Прочитаем строки Анненкова о последней встрече с Маяковским в Ницце, в 1929 году, строки, которые невозможно читать без глубокого сострадания: “Мы зашли в уютный ресторанчик около пляжа. Несмотря на скромный вид этого трактирчика, буйябез был замечательный. Мы болтали, как всегда, понемногу обо всём и, конечно, о Советском Союзе. Маяковский между прочим спросил меня, когда же я, наконец, вернусь в Москву? Я ответил, что больше об этом не думаю, так как хочу остаться художником. Маяковский хлопнул меня по плечу и, сразу помрачнев, произнёс охрипшим голосом:
– А я возвращаюсь... так как я уже перестал быть поэтом.
Дальше произошла поистине драматическая сцена: Маяковский разрыдался и прошептал еле слышно.
– Теперь я... чиновник.
Служанка ресторана, напуганная рыданиями, подбежала:
– Что такое? Что происходит?
Маяковский обернулся к ней и, жёстко улыбнувшись, ответил по-русски:
– Ничего, ничего... Я просто подавился косточкой.

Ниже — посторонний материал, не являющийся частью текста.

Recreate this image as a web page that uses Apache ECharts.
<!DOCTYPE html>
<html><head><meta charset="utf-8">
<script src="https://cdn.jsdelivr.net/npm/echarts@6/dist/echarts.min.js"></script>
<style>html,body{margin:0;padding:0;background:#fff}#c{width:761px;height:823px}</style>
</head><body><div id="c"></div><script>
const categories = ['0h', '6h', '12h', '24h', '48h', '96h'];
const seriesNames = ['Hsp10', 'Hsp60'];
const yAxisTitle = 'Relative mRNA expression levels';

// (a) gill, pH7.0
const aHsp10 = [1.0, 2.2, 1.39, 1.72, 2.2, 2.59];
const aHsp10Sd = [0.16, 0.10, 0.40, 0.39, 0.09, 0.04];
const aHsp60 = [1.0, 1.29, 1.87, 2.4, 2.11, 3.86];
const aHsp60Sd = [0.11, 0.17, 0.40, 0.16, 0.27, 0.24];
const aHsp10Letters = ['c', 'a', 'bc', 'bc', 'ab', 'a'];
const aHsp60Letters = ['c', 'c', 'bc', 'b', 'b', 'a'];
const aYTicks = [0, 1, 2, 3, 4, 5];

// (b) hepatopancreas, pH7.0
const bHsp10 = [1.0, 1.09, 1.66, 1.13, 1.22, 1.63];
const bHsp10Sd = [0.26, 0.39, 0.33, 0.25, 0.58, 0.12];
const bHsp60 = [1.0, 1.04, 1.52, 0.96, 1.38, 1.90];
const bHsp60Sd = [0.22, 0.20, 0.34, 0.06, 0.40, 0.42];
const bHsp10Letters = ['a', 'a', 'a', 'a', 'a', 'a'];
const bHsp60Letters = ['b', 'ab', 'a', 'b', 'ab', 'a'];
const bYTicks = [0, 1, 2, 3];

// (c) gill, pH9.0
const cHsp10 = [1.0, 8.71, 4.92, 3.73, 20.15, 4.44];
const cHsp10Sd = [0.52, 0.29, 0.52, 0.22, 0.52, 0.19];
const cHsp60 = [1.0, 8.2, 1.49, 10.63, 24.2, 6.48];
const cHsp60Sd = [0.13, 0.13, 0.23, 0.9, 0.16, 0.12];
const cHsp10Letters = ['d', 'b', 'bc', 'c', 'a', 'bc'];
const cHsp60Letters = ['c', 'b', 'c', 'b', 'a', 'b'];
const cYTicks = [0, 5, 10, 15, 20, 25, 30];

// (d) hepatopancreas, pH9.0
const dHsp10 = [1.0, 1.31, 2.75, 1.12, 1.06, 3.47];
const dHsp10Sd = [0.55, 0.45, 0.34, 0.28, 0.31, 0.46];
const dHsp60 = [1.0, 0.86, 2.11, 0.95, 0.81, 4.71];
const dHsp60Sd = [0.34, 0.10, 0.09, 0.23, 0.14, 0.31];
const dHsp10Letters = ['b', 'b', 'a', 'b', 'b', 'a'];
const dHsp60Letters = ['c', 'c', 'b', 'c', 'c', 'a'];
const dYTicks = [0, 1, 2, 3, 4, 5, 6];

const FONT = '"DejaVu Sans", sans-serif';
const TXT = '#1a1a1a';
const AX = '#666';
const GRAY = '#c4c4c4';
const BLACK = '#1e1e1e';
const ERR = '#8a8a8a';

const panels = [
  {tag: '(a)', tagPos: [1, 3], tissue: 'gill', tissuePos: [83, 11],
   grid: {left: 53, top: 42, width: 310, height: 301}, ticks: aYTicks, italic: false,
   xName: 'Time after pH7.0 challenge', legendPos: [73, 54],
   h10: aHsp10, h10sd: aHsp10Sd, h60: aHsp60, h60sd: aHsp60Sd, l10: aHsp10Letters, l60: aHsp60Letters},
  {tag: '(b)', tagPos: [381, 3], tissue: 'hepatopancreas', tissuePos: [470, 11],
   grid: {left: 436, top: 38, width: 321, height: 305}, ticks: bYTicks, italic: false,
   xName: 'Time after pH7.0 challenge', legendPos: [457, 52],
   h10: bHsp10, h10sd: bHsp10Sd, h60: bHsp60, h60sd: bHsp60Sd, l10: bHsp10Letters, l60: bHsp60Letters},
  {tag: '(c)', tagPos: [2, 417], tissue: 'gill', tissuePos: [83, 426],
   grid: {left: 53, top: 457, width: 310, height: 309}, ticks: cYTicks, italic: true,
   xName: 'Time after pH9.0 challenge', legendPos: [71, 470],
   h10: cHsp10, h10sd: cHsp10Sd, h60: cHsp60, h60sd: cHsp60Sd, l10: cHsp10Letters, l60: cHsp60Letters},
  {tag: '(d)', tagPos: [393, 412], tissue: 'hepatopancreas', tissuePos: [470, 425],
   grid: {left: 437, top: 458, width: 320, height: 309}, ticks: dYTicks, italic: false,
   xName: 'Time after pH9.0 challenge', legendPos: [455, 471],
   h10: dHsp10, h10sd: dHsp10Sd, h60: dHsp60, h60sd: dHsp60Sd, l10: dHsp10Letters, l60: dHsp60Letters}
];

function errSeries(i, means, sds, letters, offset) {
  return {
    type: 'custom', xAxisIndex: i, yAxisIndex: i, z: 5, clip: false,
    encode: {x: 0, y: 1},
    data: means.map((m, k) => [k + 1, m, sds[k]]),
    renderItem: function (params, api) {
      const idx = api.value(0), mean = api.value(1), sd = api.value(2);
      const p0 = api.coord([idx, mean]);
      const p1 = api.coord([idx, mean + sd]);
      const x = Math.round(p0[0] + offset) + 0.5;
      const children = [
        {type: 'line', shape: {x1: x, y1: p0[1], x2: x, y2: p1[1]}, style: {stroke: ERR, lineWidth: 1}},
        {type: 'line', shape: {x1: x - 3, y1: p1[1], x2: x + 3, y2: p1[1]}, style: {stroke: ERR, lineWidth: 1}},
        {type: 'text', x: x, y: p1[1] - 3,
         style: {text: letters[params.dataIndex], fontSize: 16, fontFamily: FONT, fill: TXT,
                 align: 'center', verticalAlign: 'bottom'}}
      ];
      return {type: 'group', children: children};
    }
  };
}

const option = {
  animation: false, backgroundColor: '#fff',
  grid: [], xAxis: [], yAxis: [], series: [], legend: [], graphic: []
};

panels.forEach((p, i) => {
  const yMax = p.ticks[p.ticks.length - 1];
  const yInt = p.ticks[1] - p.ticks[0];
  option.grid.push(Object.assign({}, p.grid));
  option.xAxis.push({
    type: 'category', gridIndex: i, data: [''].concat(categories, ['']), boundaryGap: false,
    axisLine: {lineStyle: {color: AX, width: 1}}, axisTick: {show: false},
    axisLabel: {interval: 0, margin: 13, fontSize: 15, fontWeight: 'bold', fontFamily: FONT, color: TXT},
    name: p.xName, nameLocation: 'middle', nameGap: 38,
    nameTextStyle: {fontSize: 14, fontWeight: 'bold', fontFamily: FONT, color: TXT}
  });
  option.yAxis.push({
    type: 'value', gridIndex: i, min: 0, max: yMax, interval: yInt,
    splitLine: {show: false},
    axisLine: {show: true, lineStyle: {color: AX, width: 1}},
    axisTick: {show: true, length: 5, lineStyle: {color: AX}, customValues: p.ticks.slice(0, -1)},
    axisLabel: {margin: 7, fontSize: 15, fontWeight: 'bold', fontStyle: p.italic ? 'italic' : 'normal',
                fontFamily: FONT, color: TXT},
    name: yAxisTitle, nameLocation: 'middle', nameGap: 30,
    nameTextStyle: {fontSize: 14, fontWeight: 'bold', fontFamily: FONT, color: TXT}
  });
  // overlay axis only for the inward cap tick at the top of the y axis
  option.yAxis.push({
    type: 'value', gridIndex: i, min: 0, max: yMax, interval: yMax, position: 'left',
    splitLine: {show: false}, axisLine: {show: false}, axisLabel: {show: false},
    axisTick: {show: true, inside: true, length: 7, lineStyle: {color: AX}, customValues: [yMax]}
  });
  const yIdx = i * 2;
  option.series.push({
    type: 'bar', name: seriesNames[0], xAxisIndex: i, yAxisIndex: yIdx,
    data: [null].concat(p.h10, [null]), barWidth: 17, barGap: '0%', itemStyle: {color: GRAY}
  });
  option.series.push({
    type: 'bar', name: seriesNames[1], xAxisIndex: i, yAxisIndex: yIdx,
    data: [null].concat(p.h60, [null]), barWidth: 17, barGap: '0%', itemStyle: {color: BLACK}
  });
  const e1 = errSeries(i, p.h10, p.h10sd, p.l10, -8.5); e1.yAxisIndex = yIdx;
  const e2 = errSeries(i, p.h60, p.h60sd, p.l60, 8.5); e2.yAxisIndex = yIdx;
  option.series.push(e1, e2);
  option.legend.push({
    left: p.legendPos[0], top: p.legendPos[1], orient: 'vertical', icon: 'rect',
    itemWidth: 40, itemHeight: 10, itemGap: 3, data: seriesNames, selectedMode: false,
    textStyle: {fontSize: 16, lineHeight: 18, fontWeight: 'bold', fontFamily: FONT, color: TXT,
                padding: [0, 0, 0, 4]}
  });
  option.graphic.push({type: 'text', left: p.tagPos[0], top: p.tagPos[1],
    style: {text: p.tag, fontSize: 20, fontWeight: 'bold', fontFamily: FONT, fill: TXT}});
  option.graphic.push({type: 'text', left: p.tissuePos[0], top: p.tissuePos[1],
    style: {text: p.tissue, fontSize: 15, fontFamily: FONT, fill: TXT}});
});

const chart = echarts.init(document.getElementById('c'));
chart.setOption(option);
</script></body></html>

Покидая ресторан, мы пожали друг другу руки:
–Увидимся в Париже.
–В Париже.
Маяковский пошёл к своему отелю, я – к моему. С тех пор я больше никогда не видел Маяковского”.
* * *
Памяти Владимира Владимировича, как и Есенина, посвящено множество стихов. Среди авторов находим высокие имена.
Я выбрал из этого потока три стихотворения, отличающиеся тем, что они обращены к обоим поэтам. Хочется завершить выдержками из этих двойных посвящений предлагаемые мной страницы. Авторы стихов весьма несхожи и по манере письма, и по особенностям пройденного пути, но каждый из них проникновенно поделился своей любовью и скорбью.

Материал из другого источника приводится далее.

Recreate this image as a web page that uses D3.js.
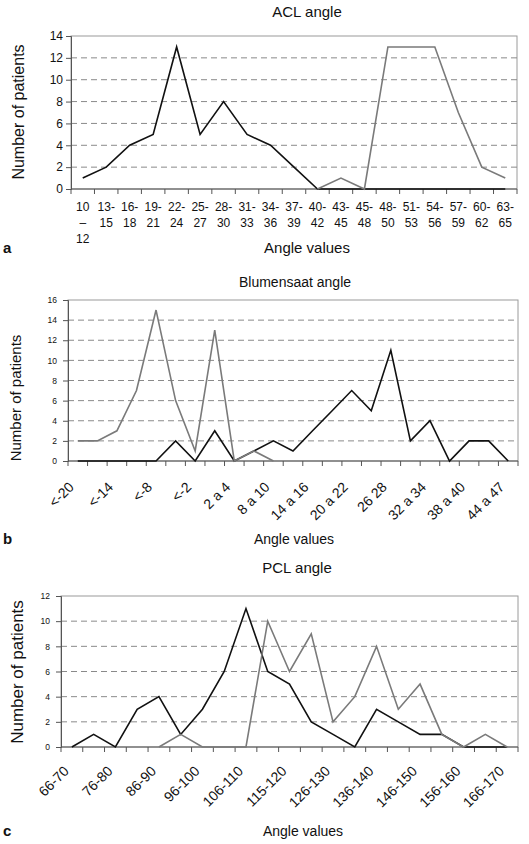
<!DOCTYPE html>
<html><head><meta charset="utf-8">
<script src="https://cdn.jsdelivr.net/npm/d3@7"></script>
<style>
body{margin:0;background:#fff}
svg{display:block}
text{font-family:"Liberation Sans",Arial,sans-serif;fill:#111}
</style>
</head><body>
<svg id="chart" width="529" height="844"></svg>
<script>
// ---------- Panel a: ACL angle ----------
const aclCategories = ["10 – 12","13-15","16-18","19-21","22-24","25-27","28-30","31-33","34-36","37-39","40-42","43-45","45-48","48-50","51-53","54-56","57-59","60-62","63-65"];
const aclBlack = [1,2,4,5,13,5,8,5,4,2,0,0,0,0,0,0,0,0,0];
const aclGray  = [null,null,null,null,null,null,null,null,null,null,0,1,0,13,13,13,7,2,1];
const aclTicks = [0,2,4,6,8,10,12,14];

// ---------- Panel b: Blumensaat angle ----------
const blumCategories = ["<-20","<-17","<-14","<-11","<-8","<-5","<-2","-1 a 1","2 a 4","5 a 7","8 a 10","11 a 13","14 a 16","17 a 19","20 a 22","23 a 25","26 28","29 a 31","32 a 34","35 a 37","38 a 40","41 a 43","44 a 47"];
const blumShown = ["<-20","<-14","<-8","<-2","2 a 4","8 a 10","14 a 16","20 a 22","26 28","32 a 34","38 a 40","44 a 47"];
const blumBlack = [0,0,0,0,0,2,0,3,0,1,2,1,3,5,7,5,11,2,4,0,2,2,0];
const blumGray  = [2,2,3,7,15,6,1,13,0,1,0,null,null,null,null,null,null,null,null,null,null,null,null];
const blumTicks = [0,2,4,6,8,10,12,14,16];

// ---------- Panel c: PCL angle ----------
const pclCategories = ["66-70","71-75","76-80","81-85","86-90","91-95","96-100","101-105","106-110","111-114","115-120","121-125","126-130","131-135","136-140","141-145","146-150","151-155","156-160","161-165","166-170"];
const pclShown = ["66-70","76-80","86-90","96-100","106-110","115-120","126-130","136-140","146-150","156-160","166-170"];
const pclBlack = [0,1,0,3,4,1,3,6,11,6,5,2,1,0,3,2,1,1,0,0,0];
const pclGray  = [null,null,null,null,0,1,0,0,0,10,6,9,2,4,8,3,5,1,0,1,0];
const pclTicks = [0,2,4,6,8,10,12];

const svg = d3.select("#chart");

function drawPanel(cfg){
  const g = svg.append("g");
  const x = d3.scaleBand().domain(cfg.categories).range([cfg.x0, cfg.x1]).padding(0);
  const y = d3.scaleLinear().domain([0, d3.max(cfg.ticks)]).range([cfg.yBot, cfg.yTop]);
  const cx = c => x(c) + x.bandwidth()/2;

  g.append("rect").attr("x", cfg.x0).attr("y", cfg.yTop)
    .attr("width", cfg.x1 - cfg.x0).attr("height", cfg.yBot - cfg.yTop)
    .attr("fill", "none").attr("stroke", "#9a9a9a").attr("stroke-width", 1);

  g.append("g").selectAll("line").data(cfg.ticks.filter(t => t > 0 && t < d3.max(cfg.ticks)))
    .join("line")
    .attr("x1", cfg.x0).attr("x2", cfg.x1)
    .attr("y1", d => y(d)).attr("y2", d => y(d))
    .attr("stroke", "#8a8a8a").attr("stroke-width", 1).attr("stroke-dasharray", "6,4");

  const ya = g.append("g").attr("transform", `translate(${cfg.x0},0)`)
    .call(d3.axisLeft(y).tickValues(cfg.ticks).tickSize(5).tickPadding(cfg.yPad));
  ya.select(".domain").attr("stroke", "#555");
  ya.selectAll(".tick line").attr("stroke", "#555");
  ya.selectAll("text").style("font-size", cfg.yFont + "px").attr("fill", "#111");

  const xa = g.append("g");
  xa.append("line").attr("x1", cfg.x0).attr("x2", cfg.x1)
    .attr("y1", cfg.yBot).attr("y2", cfg.yBot).attr("stroke", "#555").attr("stroke-width", 1.2);
  const bounds = cfg.categories.map(c => x(c)).concat([cfg.x1]);
  xa.selectAll("line.tk").data(bounds).join("line").attr("class","tk")
    .attr("x1", d => d).attr("x2", d => d)
    .attr("y1", cfg.yBot).attr("y2", cfg.yBot + 5).attr("stroke", "#555");

  if (cfg.rotated){
    xa.selectAll("text.lbl").data(cfg.shown).join("text").attr("class","lbl")
      .attr("text-anchor", "end")
      .attr("transform", d => `translate(${cx(d) + cfg.lblDx},${cfg.yBot + cfg.lblDy}) rotate(-45)`)
      .style("font-size", cfg.xFont + "px")
      .text(d => d);
  } else {
    cfg.categories.forEach(c => {
      const lines = c.includes(" ") ? c.split(" ") : [c.slice(0, c.indexOf("-")+1), c.slice(c.indexOf("-")+1)];
      const t = xa.append("text").attr("text-anchor", "middle").style("font-size", cfg.xFont + "px");
      lines.forEach((ln, i) => {
        t.append("tspan").attr("x", cx(c)).attr("y", cfg.lblY + i*cfg.lblStep).text(ln);
      });
    });
  }

  const line = d3.line().defined(d => d.v !== null).x(d => cx(d.c)).y(d => y(d.v));
  const series = [
    {vals: cfg.black, color: "#111"},
    {vals: cfg.gray, color: "#7a7a7a"}
  ];
  series.forEach(s => {
    g.append("path")
      .datum(cfg.categories.map((c,i) => ({c, v: s.vals[i]})))
      .attr("d", line).attr("fill", "none")
      .attr("stroke", s.color).attr("stroke-width", 1.6).attr("stroke-linejoin", "miter");
  });

  g.append("text").attr("x", cfg.titleX).attr("y", cfg.titleY).attr("text-anchor", "middle")
    .style("font-size", cfg.titleFont + "px").text(cfg.title);
  g.append("text").attr("text-anchor", "middle")
    .attr("transform", `translate(${cfg.ytX},${cfg.ytY}) rotate(-90)`)
    .style("font-size", cfg.ytFont + "px").text("Number of patients");
  g.append("text").attr("x", cfg.xtX).attr("y", cfg.xtY).attr("text-anchor", "middle")
    .style("font-size", cfg.xtFont + "px").text("Angle values");
  g.append("text").attr("x", 3).attr("y", cfg.xtY).style("font-size", "15px")
    .style("font-weight", "bold").text(cfg.letter);
}

drawPanel({
  categories: aclCategories, black: aclBlack, gray: aclGray, ticks: aclTicks,
  x0: 71, x1: 517, yTop: 36, yBot: 189, yFont: 12, yPad: 3,
  rotated: false, xFont: 12, lblY: 211, lblStep: 16,
  title: "ACL angle", titleX: 307, titleY: 17, titleFont: 15,
  ytX: 24, ytY: 112, ytFont: 16,
  xtX: 307, xtY: 253, xtFont: 15, letter: "a"
});

drawPanel({
  categories: blumCategories, shown: blumShown, black: blumBlack, gray: blumGray, ticks: blumTicks,
  x0: 68, x1: 518, yTop: 300, yBot: 461, yFont: 8.5, yPad: 6,
  rotated: true, xFont: 14, lblDx: -3, lblDy: 27,
  title: "Blumensaat angle", titleX: 295, titleY: 287, titleFont: 14,
  ytX: 21, ytY: 398, ytFont: 15,
  xtX: 294, xtY: 544, xtFont: 14, letter: "b"
});

drawPanel({
  categories: pclCategories, shown: pclShown, black: pclBlack, gray: pclGray, ticks: pclTicks,
  x0: 61, x1: 518, yTop: 596, yBot: 747, yFont: 8.5, yPad: 6,
  rotated: true, xFont: 14, lblDx: -2, lblDy: 25,
  title: "PCL angle", titleX: 297, titleY: 573, titleFont: 15,
  ytX: 23, ytY: 672, ytFont: 17,
  xtX: 303, xtY: 836, xtFont: 14, letter: "c"
});
</script>
</body></html>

Марина Цветаева, как известно, тоже добровольно ушла из жизни при стечении невыносимых обстоятельств. Но так же, как Маяковский в своё время укорял Есенина в неожиданном самоубийстве, так и Марина Ивановна, хоть и с пониманием отнеслась к происшедшему, всё же высказала своё: “Негоже!” Возник страстный и сбивчивый диалог. Прислушаемся ещё раз к этим прерывистым строчкам, к этому импульсивному ритму: “Советским вельможей при полном Синоде:
«– Здорово, Серёжа!
– Здорово, Володя!
– Умаялся?
– Малость.
– По общим?
– По личным.
– Стрелялось?
– Привычно.
– Горелось?
– Отлично.
– Так, стало быть, пожил?
– Пасс в некoтором роде...
– Негоже, Серёжа!
– Негоже, Володя! А помнишь, как матом во весь свой эстрадный басище – меня-то обкладывал?
– Ладно уж...
– Вот те и шлюпка, любовная лодка! Ужель из-за юбки?
– Хужей из-за водки. Опухшая рожа с тех пор и на взводе? – Негоже, Серёжа.

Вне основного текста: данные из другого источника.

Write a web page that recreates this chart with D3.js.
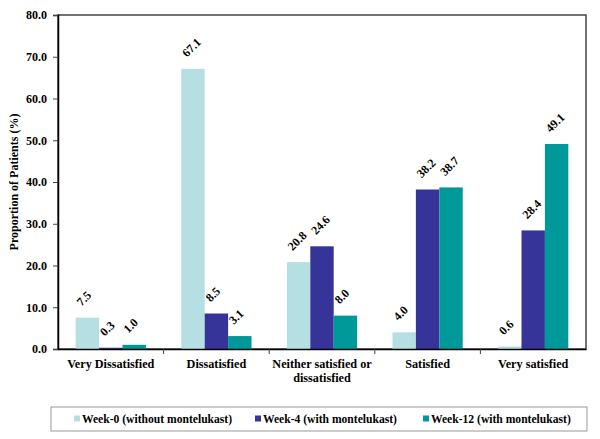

– Негоже, Володя... А что на Рассее – на матушке?
– То есть где?
– В Эсэсэсэре что нового?
– Строят... Мост новый заложен. Да смыт половодьем. Всё то же, Серёжа!
– Всё то же, Володя!»”
Краток, афористичен, сердечен Константин Ваншенкин – поэт поколения тоже трагического, почти целиком уничтоженного на фронте: “Поля с цветущими хлебами и улиц каменный простор... Их часто сталкивали лбами и сталкивают до сих пор. Небрежно бьют одним другого. И с радостью – наоборот. А их сияющее слово неувядаемо живёт. Один – коса звенит издревле. Другой – цеха гремят вдали. Они, как город и деревня, быть друг без друга не могли”.
Ярослав Смеляков, чья участь была безжалостна и противоречива, полна удач и заблуждений, исчезновений и возвратов, после войны, плена и очередного пребывания в катакомбах Гулага, написал простые и безутешные строки: “Были давно два певца у нас. Голос свирели и трубный глас... Над Ленинградом метёт метель. В номере тесном молчит свирель. В окнах московских блестит апрель. Пуля нагана попала в цель. Тускло и строго блестит глазет. Кровью намокли листы газет... Благоговея, открыть тома. Между обложками – свет и тьма...”
* * *
В этих, столь различно звучащих отрывках, на мой взгляд, отражено то, о чём я постарался сказать в своём очерке. Перед нами две славные и жестокие судьбы, две открытые души, два поэта, незыблемо вошедшие не только в литературную, но и во всеобщую историю нашей сверхбурной современности.